I remember a strange thing happened that night in San Diego. In the contract, audience members were not supposed to tape the show, but after the concert Narvel heard my voice singing “Sunday Kind of Love.” He realized somebody had taped it. Jim ran out to see about it and came back with the tape, saying they apologized for making it. Jim handed the tape to Narvel, and I started to ask why, because Jim always took care of that stuff. But I didn’t say a word. So the tape was with Narvel instead of Jim, and now we have the tape of the last show they played with me.

Evidently, I was meant not to go on that plane and God has other things for me to do. Maybe it’s because of our baby, Shelby. Maybe that’s why Joe McGlohon wasn’t on that plane either; his wife just had a baby. And Pete Finney, who was supposed to be on that plane. He switched with Michael Thomas at the last minute, and Michael died in the airplane crash and Pete is here with us today. There are reasons.

I can sleep now because I have some peace. I’ll keep on flying. I’m not going to quit because there are too many opportunities that I have open to me. Staying busy is the best thing for all of us, and knowing that the families want us to go on because they know their family members in the band would want us to. I’ve got a real good calm about me now.

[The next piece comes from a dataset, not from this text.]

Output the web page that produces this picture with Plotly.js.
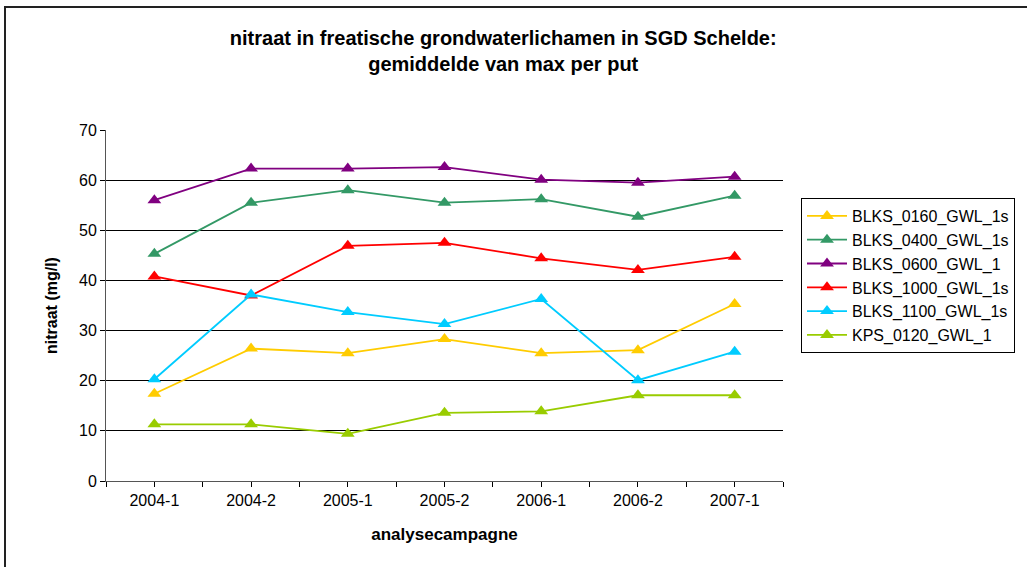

I sang “Sweet Dreams” in San Diego, but that might be the last time I sing it. When Vince Gill called me, I said, “Vince, I’m not ever going to turn around onstage again that they’re going to be there. How am I going to turn around and see that they’re gone?” It’ll never be the same without my family. I’ll have a new family, and I’ll accept them and love them. But those people will be very special in my heart forever.